At multiple points, the code raises the idea of a reasonable, neutral observer, asking judges to consider how such a person would rate their behavior.

Alito pointed to one such line in his letters, arguing that an unbiased observer would not expect him to recuse himself.

“A reasonable person who is not motivated by political or ideological considerations or a desire to affect the outcome of Supreme Court cases would conclude this event does not meet the applicable standard for recusal,” he wrote, according to The New York Times.

This artist sketch depicts the scene in the Supreme Court during arguments over whether Donald Trump is immune from prosecution in a case charging him with plotting to overturn the results of the 2020 presidential election, on Capitol Hill in Washington, Thursday, April 25, 2024. From left are Associate Justice Amy Coney Barrett, Associate Justice Neil Gorsuch, Associate Justice Sonia Sotomayor, Associate Justice Clarence Thomas, Chief Justice of the United States John Roberts, Associate Justice Samuel Alito, Associate Justice Elena Kagan, Associate Justice Brett Kavanaugh, and Associate Justice Ketanji Brown Jackson. | Dana Verkouteren

Secret recordings of Supreme Court justices

A key challenge facing Alito and other Supreme Court justices right now is that their idea of a reasonable, neutral observer is not the type of person appearing on news programs or writing opinion columns these days.

Debates about the court are instead led by people who do have serious concerns about various justices’ ability to be impartial, and these people present themselves as reasonable even if the justices don’t see it that way.

Even the woman who collected and then released the secret recordings of Alito and Roberts, who has been criticized by experts on media ethics, has described her actions as justifiable and necessary.

“We have a court that has refused to submit to any accountability whatsoever — they are shrouded in secrecy,” Lauren Windsor said in an interview with The New York Times. “I don’t know how, other than going undercover, I would have been able to get answers to these questions.”

In the face of such claims, the justices’ assurances that they have done nothing wrong don’t amount to much.

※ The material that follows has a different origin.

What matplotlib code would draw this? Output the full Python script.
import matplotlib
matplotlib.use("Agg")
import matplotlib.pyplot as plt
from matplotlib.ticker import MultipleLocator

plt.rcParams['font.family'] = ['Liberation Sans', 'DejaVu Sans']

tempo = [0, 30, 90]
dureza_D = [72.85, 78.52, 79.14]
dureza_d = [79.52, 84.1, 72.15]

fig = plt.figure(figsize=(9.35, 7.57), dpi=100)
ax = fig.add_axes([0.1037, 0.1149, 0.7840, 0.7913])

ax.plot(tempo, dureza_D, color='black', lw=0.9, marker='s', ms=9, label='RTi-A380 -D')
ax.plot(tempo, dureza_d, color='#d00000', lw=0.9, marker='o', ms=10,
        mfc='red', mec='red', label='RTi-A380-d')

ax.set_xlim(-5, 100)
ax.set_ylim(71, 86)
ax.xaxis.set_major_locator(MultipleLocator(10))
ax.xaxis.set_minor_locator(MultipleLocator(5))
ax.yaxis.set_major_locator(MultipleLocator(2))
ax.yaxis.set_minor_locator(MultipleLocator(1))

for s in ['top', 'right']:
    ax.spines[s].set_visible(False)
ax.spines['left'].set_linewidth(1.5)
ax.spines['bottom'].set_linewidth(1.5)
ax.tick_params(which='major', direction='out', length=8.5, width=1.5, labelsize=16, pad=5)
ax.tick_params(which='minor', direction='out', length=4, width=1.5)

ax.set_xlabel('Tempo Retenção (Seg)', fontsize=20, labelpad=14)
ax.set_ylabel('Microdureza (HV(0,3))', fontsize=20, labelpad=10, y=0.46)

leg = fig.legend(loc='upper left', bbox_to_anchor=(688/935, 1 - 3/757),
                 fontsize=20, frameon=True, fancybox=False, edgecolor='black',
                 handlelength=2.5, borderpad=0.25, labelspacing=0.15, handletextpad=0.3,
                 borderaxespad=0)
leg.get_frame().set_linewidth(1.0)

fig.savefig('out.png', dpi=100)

A recent survey from Gallup found that Americans’ views on the Supreme Court are near record lows.

In September 2023, 41% of U.S. adults said they approved of the way the Supreme Court was handling its job, down from 58% in July 2020.

Supreme Court rulings

So where does the Supreme Court go from here?

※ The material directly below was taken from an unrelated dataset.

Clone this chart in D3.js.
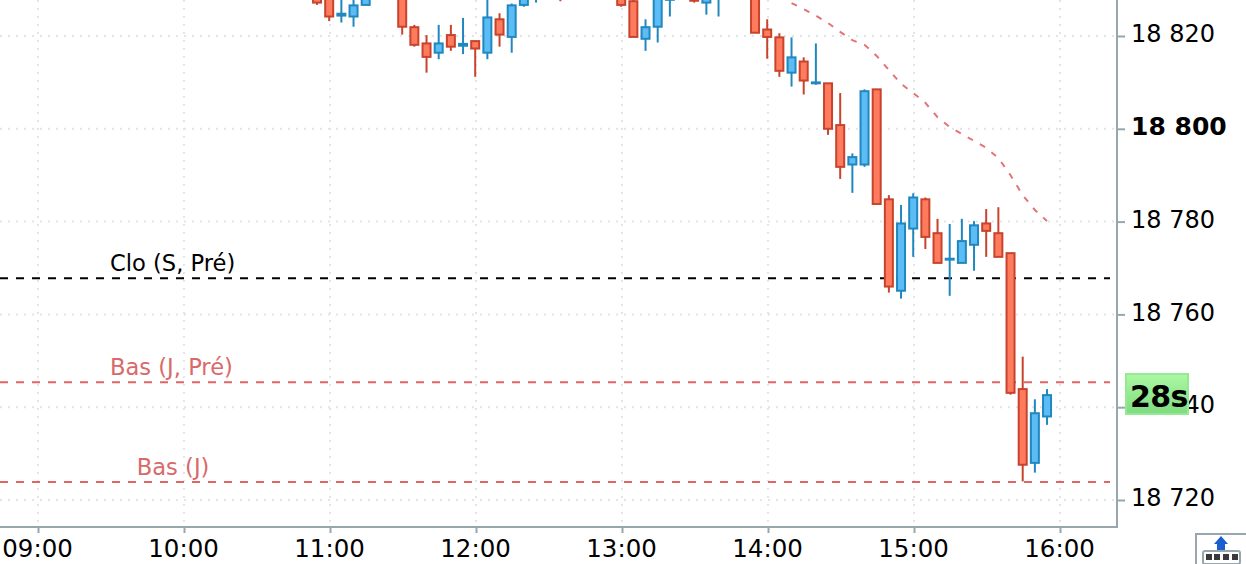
<!DOCTYPE html>
<html><head><meta charset="utf-8">
<script src="https://cdn.jsdelivr.net/npm/d3@7/dist/d3.min.js"></script>
<style>html,body{margin:0;padding:0;background:#fff;overflow:hidden}svg{display:block}text{font-family:"DejaVu Sans",sans-serif}</style>
</head><body><svg id="c" width="1246" height="564"></svg>
<script>
const candleTimes=["10:55","11:00","11:05","11:10","11:15","11:30","11:35","11:40","11:45","11:50","11:55","12:00","12:05","12:10","12:15","12:20","12:25","12:35","13:00","13:05","13:10","13:15","13:20","13:30","13:35","13:40","13:55","14:00","14:05","14:10","14:15","14:20","14:25","14:30","14:35","14:40","14:45","14:50","14:55","15:00","15:05","15:10","15:15","15:20","15:25","15:30","15:35","15:40","15:45","15:50","15:55"];
const opens=[18828.2,18828.4,18824.4,18824.2,18826.7,18828.6,18821.9,18818.4,18816.4,18820.2,18817.9,18818.9,18816.4,18823.6,18819.8,18826.7,18828,18829,18828.4,18827.5,18819.4,18822,18827.8,18828.4,18827.2,18828,18829,18821.4,18819.7,18812.1,18814.5,18809.8,18809.8,18800.8,18792.3,18792.3,18808.5,18784.8,18765.1,18778.5,18784.8,18777.5,18771.8,18771.1,18775,18779.6,18777.5,18773.2,18743.9,18728,18738];
const highs=[18828.6,18829,18828.5,18828.2,18829,18829,18822.4,18820.2,18822.4,18822.4,18823.9,18818.9,18828.4,18824.9,18827,18829,18829,18829,18829,18827.8,18823.6,18829,18829,18829,18829,18829,18829,18823.6,18820.6,18819.7,18815.4,18818.4,18809.8,18807.7,18794.7,18808.5,18808.5,18785.7,18783.6,18786.1,18785.2,18780.6,18779.5,18780.6,18780.1,18782.7,18783.1,18773.2,18750.9,18741.7,18743.9];
const lows=[18826.7,18823.2,18822.9,18822,18826.7,18820.3,18817.7,18812.1,18815,18816.8,18816.1,18811.2,18815,18817.7,18816.4,18826.3,18827.2,18827.5,18826.3,18819.8,18816.8,18818.6,18824.2,18827.2,18824.6,18824.2,18820.7,18815.1,18811.2,18809.1,18807.4,18809.5,18798.7,18789.2,18786.2,18791.8,18783.8,18764.7,18763.4,18772.4,18774.1,18771.1,18764,18771.1,18769.4,18772.4,18772.4,18742.7,18724,18725.9,18736.2];
const closes=[18827.2,18824.2,18824.8,18826.6,18828.4,18822,18818.1,18815.5,18818.4,18817.7,18818.3,18817.3,18824,18820.3,18826.6,18828.4,18828.4,18828.4,18826.7,18819.8,18821.9,18828.4,18828.4,18827.6,18828.4,18828.6,18820.7,18819.8,18812.5,18815.4,18810.4,18810,18800,18791.8,18793.9,18808.1,18783.8,18766,18779.6,18785.2,18776.7,18771.1,18772,18775.8,18779.2,18778,18772.4,18743.1,18727.6,18738.7,18742.6];
const avgTimes=["14:10","14:15","14:20","14:25","14:30","14:35","14:40","14:45","14:50","14:55","15:00","15:05","15:10","15:15","15:20","15:25","15:30","15:35","15:40","15:45","15:50","15:55"];
const avgValues=[18827.1,18825.8,18824.4,18822.8,18820.9,18819.1,18818.1,18815.7,18812.7,18809.7,18807.7,18805.6,18802.5,18800.4,18798.9,18797.4,18795.9,18793.7,18790,18785.7,18782.5,18780.1];
const levelNames=["Clo (S, Pré)","Bas (J, Pré)","Bas (J)"];
const levelValues=[18767.8,18745.4,18723.9];
const levelColors=["#000000","#e06666","#e06666"];
const levelTextColors=["#000000","#d96a6a","#d96a6a"];
const levelLabelTimes=["09:30","09:30","09:41"];
const priceTicks=[18720,18740,18760,18780,18800,18820];
const priceLabels=["18 720","18 740","18 760","18 780","18 800","18 820"];
const boldPrice=18800;
const timeTicks=["09:00","10:00","11:00","12:00","13:00","14:00","15:00","16:00"];
const countdownLabel="28s";

const W=1246,H=564,right=1117,bottom=527;
const t=s=>{const[a,b]=s.split(":").map(Number);return new Date(Date.UTC(2024,0,2,a,b));};
const x=d3.scaleUtc().domain([t("09:00"),t("16:00")]).range([38,1060]);
const y=d3.scaleLinear().domain([18720,18820]).range([500,36]);
const markShift=-0.8;
const svg=d3.select("#c");
const defs=svg.append("defs");
const g=defs.append("linearGradient").attr("id","gr").attr("x1",0).attr("x2",0).attr("y1",0).attr("y2",1);
g.append("stop").attr("offset",0).attr("stop-color","#acf8a2");
g.append("stop").attr("offset",1).attr("stop-color","#7edb80");

const grid=svg.append("g").attr("stroke","#e3e3ee").attr("stroke-width",2).attr("stroke-dasharray","2 6");
grid.selectAll("line.h").data(priceTicks).join("line").attr("class","h")
 .attr("x1",0).attr("x2",right-2).attr("y1",d=>y(d)).attr("y2",d=>y(d));
grid.selectAll("line.v").data(timeTicks).join("line").attr("class","v")
 .attr("x1",d=>x(t(d))).attr("x2",d=>x(t(d))).attr("y1",0).attr("y2",bottom-2);

const xAxis=d3.axisBottom(x).tickValues(timeTicks.map(t)).tickSize(6).tickPadding(7).tickFormat(d3.utcFormat("%H:%M"));
const yAxis=d3.axisRight(y).tickValues(priceTicks).tickSize(8).tickPadding(6).tickFormat(d=>priceLabels[priceTicks.indexOf(d)]);
const ax=svg.append("g").attr("transform",`translate(0,${bottom})`).call(xAxis);
const ay=svg.append("g").attr("transform",`translate(${right},0)`).call(yAxis);
[ax,ay].forEach(a=>{
 a.select(".domain").remove();
 a.selectAll(".tick line").attr("stroke","#98a6ae").attr("stroke-width",2);
 a.selectAll("text").attr("fill","#000").style("font-size","24px").style("font-family",'"DejaVu Sans",sans-serif');
});
ax.selectAll("text").style("font-size","24.5px").attr("dx",-1);
ay.selectAll(".tick text").attr("dy","0.32em").attr("y",-2).style("font-weight",d=>d===boldPrice?"bold":"normal").style("font-size",d=>d===boldPrice?"25px":"24px");
svg.append("line").attr("x1",0).attr("x2",right+1).attr("y1",bottom).attr("y2",bottom).attr("stroke","#98a6ae").attr("stroke-width",2);
svg.append("line").attr("x1",right).attr("x2",right).attr("y1",0).attr("y2",bottom).attr("stroke","#98a6ae").attr("stroke-width",2);

const lv=svg.append("g");
levelValues.forEach((v,i)=>{
 lv.append("line").attr("x1",0).attr("x2",1110).attr("y1",y(v)).attr("y2",y(v))
  .attr("stroke",levelColors[i]).attr("stroke-width",2).attr("stroke-dasharray","8 8");
 lv.append("text").attr("x",x(t(levelLabelTimes[i]))-1).attr("y",y(v)-7).attr("fill",levelTextColors[i])
  .style("font-size","22.6px").text(levelNames[i]);
});

const line=d3.line().x((d,i)=>x(t(avgTimes[i]))+markShift).y(d=>y(d)).curve(d3.curveLinear);
svg.append("path").attr("d",line(avgValues)).attr("fill","none").attr("stroke","#e57373").attr("stroke-width",2).attr("stroke-dasharray","6 8");

const C=svg.append("g");
candleTimes.forEach((s,i)=>{
 const up=closes[i]>=opens[i];
 const st=up?"#2088be":"#c8432b",fl=up?"#5cbcf6":"#ff7b5e";
 const cx=x(t(s))+markShift;
 C.append("line").attr("x1",cx).attr("x2",cx).attr("y1",y(highs[i])).attr("y2",y(lows[i])).attr("stroke",st).attr("stroke-width",2);
 const top=y(Math.max(opens[i],closes[i])),bot=y(Math.min(opens[i],closes[i]));
 C.append("rect").attr("x",cx-4).attr("width",8).attr("y",top).attr("height",Math.max(bot-top,0.5)).attr("fill",fl).attr("stroke",st).attr("stroke-width",2);
});

svg.append("rect").attr("x",1126).attr("y",374).attr("width",62).attr("height",40).attr("fill","url(#gr)").attr("stroke","#93ea93").attr("stroke-width",2);
svg.append("text").attr("x",1130).attr("y",407).attr("font-weight","bold").attr("letter-spacing","-0.6").style("font-size","30px").attr("fill","#000").text(countdownLabel);

const ic=svg.append("g");
ic.append("path").attr("d","M1196 564V534H1246").attr("fill","none").attr("stroke","#98a6ae").attr("stroke-width",2);
ic.append("rect").attr("x",1203).attr("y",551).attr("width",37).attr("height",13).attr("rx",2).attr("fill","#fff").attr("stroke","#98a6ae").attr("stroke-width",2);
ic.append("path").attr("d","M1221 536L1228 544H1225V550H1217V544H1214Z").attr("fill","#1a5fd0");
[1206,1214,1223,1232].forEach(v=>ic.append("rect").attr("x",v).attr("y",554).attr("width",6).attr("height",6).attr("fill","#3a3a3a"));
</script></body></html>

The secret recordings make it clear that Roberts remains focused on the daily work of the court. He said, as he has multiple times in the past, that the court’s job is to decide cases, not to throw its power behind one political or religious camp.

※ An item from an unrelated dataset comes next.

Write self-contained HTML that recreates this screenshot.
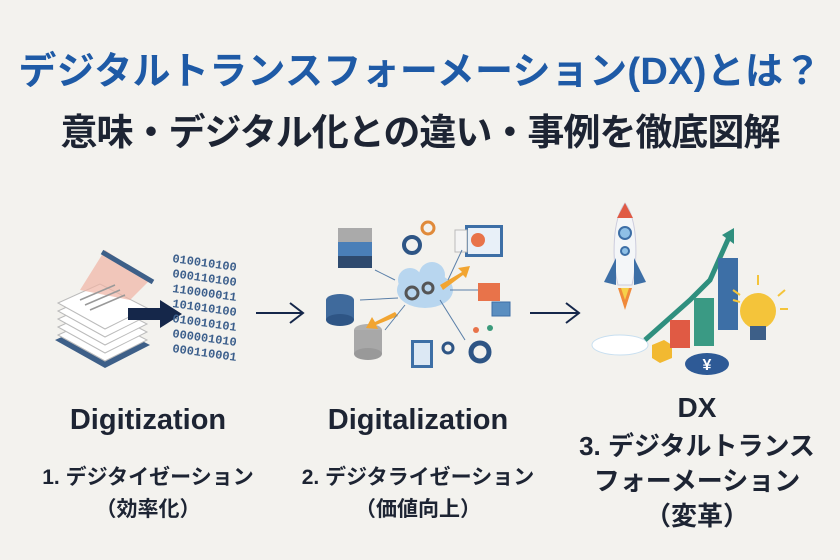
<!DOCTYPE html>
<html><head><meta charset="utf-8"><style>
html,body{margin:0;padding:0;}
body{width:840px;height:560px;background:#f3f2ee;overflow:hidden;position:relative;font-family:"Liberation Sans","Noto Sans CJK JP",sans-serif;}
.t{position:absolute;left:0;width:840px;text-align:center;font-weight:bold;white-space:nowrap;}
.l{position:absolute;text-align:center;font-weight:bold;color:#1d2433;white-space:nowrap;}
</style></head><body>
<div class="t" style="top:40px;font-size:38px;color:#1e5aa6;letter-spacing:0.3px;">デジタルトランスフォーメーション(DX)とは？</div>
<div class="t" style="top:102px;font-size:37px;color:#1d2433;letter-spacing:-1px;">意味・デジタル化との違い・事例を徹底図解</div>

<svg style="position:absolute;left:0;top:0" width="840" height="560">
<polygon points="55,340 100,320 150,345 105,368" fill="#3d5f88"/>
<g fill="#fff" stroke="#bbb">
<polygon points="58,335 100,316 147,340 105,361"/>
<polygon points="58,327 100,308 147,332 105,353"/>
<polygon points="58,319 100,300 147,324 105,345"/>
<polygon points="58,311 100,292 147,316 105,337"/>
<polygon points="58,303 100,284 147,308 105,329"/>
</g>
<polygon points="80,290 105,250 150,280 130,300" fill="#f0b4a4" opacity="0.7"/>
<line x1="102" y1="252" x2="153" y2="282" stroke="#3d5f88" stroke-width="5"/>
<g stroke="#999" stroke-width="1.5"><line x1="80" y1="300" x2="115" y2="285"/><line x1="85" y1="305" x2="120" y2="290"/><line x1="90" y1="310" x2="125" y2="295"/></g>
<rect x="128" y="308" width="35" height="12" fill="#15274a"/>
<polygon points="160,300 182,314 160,328" fill="#15274a"/>
<g font-family="Liberation Mono,monospace" font-size="12" fill="#3c5f8c" font-weight="bold">
<text x="172" y="262" transform="rotate(8 172 262)">010010100</text>
<text x="172" y="277" transform="rotate(8 172 277)">000110100</text>
<text x="172" y="292" transform="rotate(8 172 292)">110000011</text>
<text x="172" y="307" transform="rotate(8 172 307)">101010100</text>
<text x="172" y="322" transform="rotate(8 172 322)">010010101</text>
<text x="172" y="337" transform="rotate(8 172 337)">000001010</text>
<text x="172" y="352" transform="rotate(8 172 352)">000110001</text>
</g>
<g stroke="#15274a" stroke-width="2" fill="none">
<path d="M256 313 H302 M290 303 L303 313 L290 323"/>
<path d="M530 313 H578 M566 303 L579 313 L566 323"/>
</g>
<rect x="338" y="228" width="34" height="14" fill="#aaa"/><rect x="338" y="242" width="34" height="14" fill="#4a7fb8"/><rect x="338" y="256" width="34" height="12" fill="#2e4a6e"/>
<ellipse cx="340" cy="300" rx="14" ry="6" fill="#3f6a9c"/><rect x="326" y="300" width="28" height="20" fill="#3f6a9c"/><ellipse cx="340" cy="320" rx="14" ry="6" fill="#2e5585"/>
<ellipse cx="368" cy="330" rx="14" ry="6" fill="#b0b0b0"/><rect x="354" y="330" width="28" height="24" fill="#a8a8a8"/><ellipse cx="368" cy="354" rx="14" ry="6" fill="#999"/>
<ellipse cx="425" cy="290" rx="28" ry="18" fill="#b8d6ef"/><circle cx="410" cy="280" r="12" fill="#b8d6ef"/><circle cx="432" cy="275" r="13" fill="#b8d6ef"/>
<circle cx="412" cy="293" r="6" fill="none" stroke="#555" stroke-width="3"/><circle cx="428" cy="288" r="5" fill="none" stroke="#555" stroke-width="3"/>
<circle cx="412" cy="245" r="8" fill="none" stroke="#2e5585" stroke-width="4"/>
<circle cx="428" cy="228" r="6" fill="none" stroke="#e08a3a" stroke-width="3"/>
<rect x="465" y="225" width="38" height="32" fill="#3d6fa6"/><rect x="468" y="228" width="32" height="26" fill="#e8f0f8"/><circle cx="478" cy="240" r="7" fill="#e8734a"/>
<rect x="455" y="230" width="12" height="22" fill="#f4f4f4" stroke="#bbb"/>
<polygon points="440,285 462,272 458,268 470,266 466,278 463,275 443,290" fill="#f2a531"/>
<polygon points="395,312 375,322 372,317 366,328 378,329 376,325 398,316" fill="#f2a531"/>
<rect x="478" y="283" width="22" height="18" fill="#e8734a"/><rect x="492" y="302" width="18" height="14" fill="#5a8ec0" stroke="#3d6fa6"/>
<rect x="411" y="340" width="22" height="28" fill="#3d6fa6"/><rect x="414" y="343" width="16" height="22" fill="#dce8f4"/>
<circle cx="480" cy="352" r="9" fill="none" stroke="#2e5585" stroke-width="5"/><circle cx="448" cy="348" r="5" fill="none" stroke="#2e5585" stroke-width="3"/>
<circle cx="476" cy="330" r="3" fill="#e8734a"/><circle cx="490" cy="328" r="3" fill="#3a9a7a"/>
<g stroke="#5a7fa8" stroke-width="1" fill="none"><path d="M395 280 L375 270"/><path d="M398 298 L360 300"/><path d="M405 305 L385 330"/><path d="M450 290 L478 290"/><path d="M440 300 L465 340"/><path d="M448 280 L462 250"/></g>
<path d="M625 203 C612 220 612 260 618 285 L632 285 C638 260 638 220 625 203Z" fill="#f4f6f8" stroke="#ccd" />
<path d="M625 203 L617 218 L633 218Z" fill="#e05a44"/>
<circle cx="625" cy="233" r="6" fill="#8fc0e6" stroke="#3d6fa6" stroke-width="2"/><circle cx="625" cy="251" r="4" fill="#8fc0e6" stroke="#3d6fa6" stroke-width="2"/>
<path d="M616 258 L604 282 L616 285Z" fill="#3d6fa6"/><path d="M634 258 L646 282 L634 285Z" fill="#3d6fa6"/>
<path d="M618 288 L625 310 L632 288Z" fill="#f08a3a"/><path d="M621 288 L625 300 L629 288Z" fill="#f6d04a"/>
<ellipse cx="620" cy="345" rx="28" ry="10" fill="#fff" stroke="#c8dff0"/>
<polyline points="645,340 690,300 710,280 730,235" stroke="#2f8f7e" stroke-width="5" fill="none"/>
<polygon points="722,235 734,228 734,244" fill="#2f8f7e"/>
<polygon points="652,345 664,340 672,345 672,358 660,363 652,358" fill="#f2b931"/>
<rect x="670" y="320" width="20" height="28" fill="#e05a44"/>
<rect x="694" y="298" width="20" height="48" fill="#3a9a84"/>
<rect x="718" y="258" width="20" height="72" fill="#3d6fa6"/>
<ellipse cx="707" cy="364" rx="22" ry="11" fill="#2e5a96"/><text x="707" y="370" font-size="16" fill="#fff" text-anchor="middle" font-weight="bold">¥</text>
<circle cx="758" cy="311" r="18" fill="#f4c43a"/><rect x="750" y="326" width="16" height="14" fill="#3d5f88"/>
<g stroke="#f4c43a" stroke-width="2"><line x1="758" y1="275" x2="758" y2="285"/><line x1="785" y1="290" x2="778" y2="296"/><line x1="788" y1="309" x2="780" y2="309"/><line x1="733" y1="300" x2="740" y2="302"/><line x1="733" y1="290" x2="740" y2="295"/></g>
</svg>

<div class="l" style="left:48px;width:200px;top:404px;font-size:29px;">Digitization</div>
<div class="l" style="left:8px;width:280px;top:461px;font-size:21px;">1. デジタイゼーション</div>
<div class="l" style="left:48px;width:200px;top:493px;font-size:21px;">（効率化）</div>
<div class="l" style="left:318px;width:200px;top:404px;font-size:29px;">Digitalization</div>
<div class="l" style="left:273px;width:290px;top:461px;font-size:21px;">2. デジタライゼーション</div>
<div class="l" style="left:318px;width:200px;top:493px;font-size:21px;">（価値向上）</div>
<div class="l" style="left:597px;width:200px;top:392px;font-size:28px;">DX</div>
<div class="l" style="left:557px;width:280px;top:426px;font-size:26px;">3. デジタルトランス</div>
<div class="l" style="left:557px;width:280px;top:461px;font-size:26px;">フォーメーション</div>
<div class="l" style="left:597px;width:200px;top:496px;font-size:26px;">（変革）</div>
</body></html>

“Would you want me to be in charge of putting the nation on a more moral path?” the chief justice said, according to The New York Times. “That’s for people we elect. That’s not for lawyers.”

But even if the justices keep their heads down and focus on their work, the current wave of negative attention won’t end, at least not for a few weeks.

That’s because the court is in the midst of its busiest month of the year, when it wraps up its term by releasing dozens of opinions. By July 1, the court is expected to decide not just the cases on presidential immunity and Jan. 6 rioters, but also cases on emergency abortions, bump stocks and Chevron deference, as the Deseret News previously reported.

The rulings will further enflame debates about whether the Supreme Court is fair, prompting calls for more oversight, court expansion or forced recusals.

Then, the justices will enter their summer recess, a time when many speak at conferences and other events. They could use these speaking engagements to defend the court or, as they have in the past, to weigh in on legal trends, a step that, unsurprisingly, always makes someone mad.

The bottom line is that the Supreme Court’s current legitimacy crisis didn’t begin with the secret recordings and it won’t end with them either. The question is whether it’s reasonable to expect meaningful solutions anytime soon.